One of those is Connecticut. Gov. Ned Lamont recently signed a bill to revise the state’s program to comply with the Agriculture Improvement Act of 2018 (the 2018 Farm Bill).
The state’s new hemp plan is still under review by the U.S. Department of Agriculture (USDA).
One of the main revisions of the program is changing the license fee structure for producers. Under the old law, growers paid $50 per acre of planned hemp plantings; now, fees are $450 for the first acre of planned hemp production and $30 for each additional acre (rounded to the nearest acre) with a cap at $3,000.
Manufacturer license fees have also increased to $75 for filing an application, up from $50, and $375 for a license, up from $250.
The new law also extends the licensing period for producers and manufacturers from two to three years.

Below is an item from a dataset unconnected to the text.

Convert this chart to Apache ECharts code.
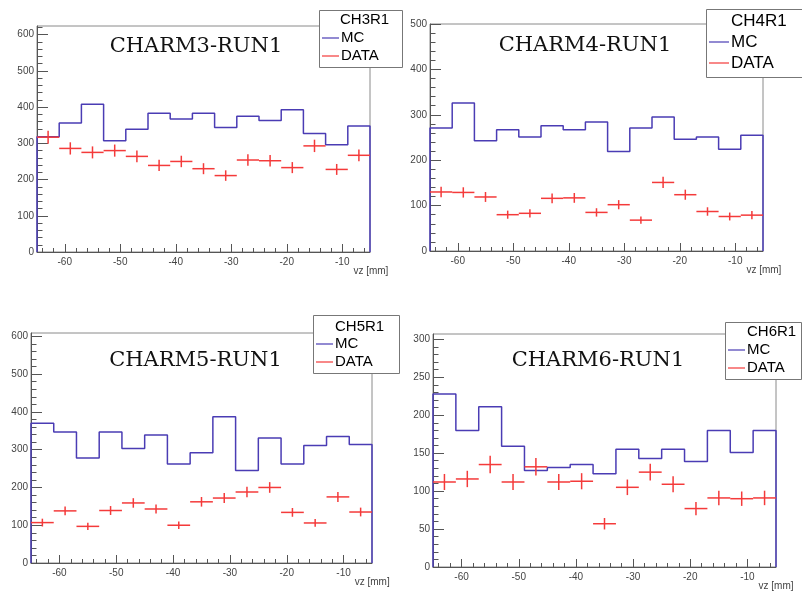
<!DOCTYPE html>
<html><head><meta charset="utf-8">
<script src="https://cdn.jsdelivr.net/npm/echarts@6/dist/echarts.min.js"></script>
<style>html,body{margin:0;padding:0;background:#fff}#c{width:802px;height:593px}</style>
</head><body><div id="c"></div>
<script>
// ---- data ----
const binEdges = [-65,-61,-57,-53,-49,-45,-41,-37,-33,-29,-25,-21,-17,-13,-9,-5];
const xMajorTicks = [-60,-50,-40,-30,-20,-10];
const xTickLabels = ['-60','-50','-40','-30','-20','-10'];
const xAxisTitle = 'vz [mm]';

const mcCH3   = [318,356,408,307,339,383,367,383,344,375,363,393,327,296,348];
const dataCH3 = [317,286,275,280,264,239,250,230,211,254,252,233,293,228,267];
const mcCH4   = [271,326,243,267,251,276,267,284,219,271,295,246,251,224,255];
const dataCH4 = [130,129,119,80,83,116,117,85,102,68,151,124,87,76,79];
const mcCH5   = [370,347,278,347,303,339,262,292,387,245,331,262,311,335,314];
const dataCH5 = [107,138,97,139,159,143,100,162,172,188,200,134,106,175,135];
const mcCH6   = [228,180,211,159,127,131,135,123,155,143,155,139,180,151,180];
const dataCH6 = [112,116,135,112,132,112,113,57,105,125,109,77,91,90,91];

const yTicks600 = [0,100,200,300,400,500,600];
const yTicks500 = [0,100,200,300,400,500];
const yTicks300 = [0,50,100,150,200,250,300];

const titles = ['CHARM3-RUN1','CHARM4-RUN1','CHARM5-RUN1','CHARM6-RUN1'];
const legendHeaders = ['CH3R1','CH4R1','CH5R1','CH6R1'];
const legendNames = ['MC','DATA'];

// ---- layout ----
const panels = [
  {mc:mcCH3, data:dataCH3, ymax:624, yTicks:yTicks600, minorStep:20,
   grid:{left:37, top:26, width:333, height:226},
   title:{x:196, y:47},
   legend:{x:319, y:10, w:83, h:57, fs:15, hx:340, hy:20, rows:[38,56], lx0:322, lx1:339, tx:341}},
  {mc:mcCH4, data:dataCH4, ymax:500, yTicks:yTicks500, minorStep:20,
   grid:{left:430, top:24, width:333, height:227},
   title:{x:585, y:46},
   legend:{x:706, y:9, w:96, h:68, fs:17, hx:731, hy:21, rows:[42,63], lx0:709, lx1:729, tx:731}},
  {mc:mcCH5, data:dataCH5, ymax:609, yTicks:yTicks600, minorStep:20,
   grid:{left:31, top:333, width:341, height:230},
   title:{x:195.5, y:361},
   legend:{x:313, y:315, w:86, h:58, fs:15, hx:335, hy:327, rows:[344,362], lx0:316, lx1:333, tx:335}},
  {mc:mcCH6, data:dataCH6, ymax:307, yTicks:yTicks300, minorStep:10,
   grid:{left:433, top:334, width:343, height:233},
   title:{x:598, y:361},
   legend:{x:725, y:322, w:76, h:57, fs:15, hx:747, hy:332, rows:[350,368], lx0:728, lx1:745, tx:747}}
];

const MC_COLOR = '#4a3cb4';
const DATA_COLOR = '#f43a3a';
const AXIS_COLOR = '#555';
const LABEL_COLOR = '#444';
const SANS = 'Liberation Sans, Arial, sans-serif';

function range(a, b, step) { const r = []; for (let v = a; v <= b + 1e-9; v += step) r.push(v); return r; }
const xMinorTicks = range(-64, -6, 2);

const grids = [], xAxes = [], yAxes = [], series = [], graphics = [];

panels.forEach((p, i) => {
  grids.push(Object.assign({show:true, borderColor:'#8a8a8a', borderWidth:1, backgroundColor:'transparent', containLabel:false, outerBoundsMode:'none'}, p.grid));

  xAxes.push({type:'value', gridIndex:i, position:'bottom', min:binEdges[0], max:binEdges[binEdges.length-1],
    axisLine:{show:true, onZero:false, lineStyle:{color:AXIS_COLOR, width:1}},
    axisTick:{show:true, inside:true, length:8, customValues:xMajorTicks, lineStyle:{color:AXIS_COLOR}},
    axisLabel:{show:true, customValues:xMajorTicks, margin:5, fontSize:10, color:LABEL_COLOR, fontFamily:SANS,
      formatter: v => xTickLabels[xMajorTicks.indexOf(v)] ?? String(v)},
    splitLine:{show:false},
    name:xAxisTitle, nameLocation:'end', nameGap:0,
    nameTextStyle:{align:'right', verticalAlign:'top', padding:[14,0,0,0], fontSize:10, color:LABEL_COLOR, fontFamily:SANS}});
  xAxes.push({type:'value', gridIndex:i, position:'bottom', min:binEdges[0], max:binEdges[binEdges.length-1],
    axisLine:{show:false, onZero:false},
    axisTick:{show:true, inside:true, length:4, customValues:xMinorTicks, lineStyle:{color:AXIS_COLOR}},
    axisLabel:{show:false}, splitLine:{show:false}});

  const yMinor = range(0, p.ymax, p.minorStep);
  yAxes.push({type:'value', gridIndex:i, position:'left', min:0, max:p.ymax,
    axisLine:{show:true, onZero:false, lineStyle:{color:AXIS_COLOR, width:1}},
    axisTick:{show:true, inside:true, length:11, customValues:p.yTicks, lineStyle:{color:AXIS_COLOR}},
    axisLabel:{show:true, customValues:p.yTicks, margin:3, fontSize:10, color:LABEL_COLOR, fontFamily:SANS},
    splitLine:{show:false}});
  yAxes.push({type:'value', gridIndex:i, position:'left', min:0, max:p.ymax,
    axisLine:{show:false, onZero:false},
    axisTick:{show:true, inside:true, length:5.5, customValues:yMinor, lineStyle:{color:AXIS_COLOR}},
    axisLabel:{show:false}, splitLine:{show:false}});

  // MC histogram step outline
  const mcPts = [[binEdges[0], 0]];
  p.mc.forEach((v, k) => { mcPts.push([binEdges[k], v]); mcPts.push([binEdges[k+1], v]); });
  mcPts.push([binEdges[binEdges.length-1], 0]);
  series.push({type:'line', name:'MC', xAxisIndex:2*i, yAxisIndex:2*i, data:mcPts, symbol:'none',
    lineStyle:{color:MC_COLOR, width:1.5}, z:3, silent:true, animation:false, clip:false});

  // DATA points with error bars
  const dPts = p.data.map((v, k) => [binEdges[k], binEdges[k+1], (binEdges[k]+binEdges[k+1])/2, v, Math.sqrt(v)]);
  series.push({type:'custom', name:'DATA', xAxisIndex:2*i, yAxisIndex:2*i, data:dPts, z:4, silent:true, animation:false,
    encode:{x:[0,1,2], y:3},
    renderItem: (params, api) => {
      const lo = api.value(0), hi = api.value(1), c = api.value(2), y = api.value(3), e = api.value(4);
      const l = api.coord([lo, y]), r = api.coord([hi, y]), t = api.coord([c, y + e]), b = api.coord([c, y - e]);
      const st = {stroke:DATA_COLOR, lineWidth:1.5};
      return {type:'group', children:[
        {type:'line', shape:{x1:l[0], y1:l[1], x2:r[0], y2:r[1]}, style:st},
        {type:'line', shape:{x1:t[0], y1:t[1], x2:b[0], y2:b[1]}, style:st}
      ]};
    }});

  // title
  graphics.push({type:'text', x:p.title.x, y:p.title.y, z:10,
    style:{text:titles[i], fill:'#111', font:'21px "DejaVu Serif", serif', textAlign:'center', textVerticalAlign:'middle'}});

  // legend box
  const L = p.legend;
  graphics.push({type:'rect', z:20, shape:{x:L.x+0.5, y:L.y+0.5, width:L.w, height:L.h},
    style:{fill:'#fff', stroke:'#777', lineWidth:1}});
  graphics.push({type:'text', z:21, x:L.hx, y:L.hy,
    style:{text:legendHeaders[i], fill:'#000', font:L.fs+'px "Liberation Sans", Arial, sans-serif', textVerticalAlign:'middle'}});
  [MC_COLOR, DATA_COLOR].forEach((col, j) => {
    graphics.push({type:'line', z:21, shape:{x1:L.lx0, y1:L.rows[j], x2:L.lx1, y2:L.rows[j]}, style:{stroke:col, lineWidth:1.5, opacity:0.8}});
    graphics.push({type:'text', z:21, x:L.tx, y:L.rows[j],
      style:{text:legendNames[j], fill:'#000', font:L.fs+'px "Liberation Sans", Arial, sans-serif', textVerticalAlign:'middle'}});
  });
});

const chart = echarts.init(document.getElementById('c'), null, {renderer:'canvas'});
chart.setOption({animation:false, backgroundColor:'#fff', grid:grids, xAxis:xAxes, yAxis:yAxes, series:series, graphic:graphics});
</script>
</body></html>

In addition, it also removes the set $250 fine for producing hemp without a license and instead makes it an infraction, which is typically punishable by fines of between $35 to $90, plus a surcharge and additional fee based on the amount of the fine. The new law does, however, does maintain the set $250 fine amount for manufacturers operating without a license.
The law also eliminates the requirement that hemp growers only use certified seeds. Read the full legislation below.
Connecticut began its pilot program in June of 2019. That year, the state had licensed 82 hemp growers and two processors. That number increased slightly this year to 109 licensed growers and 10 processor licenses, according to data obtained by Hemp Grower.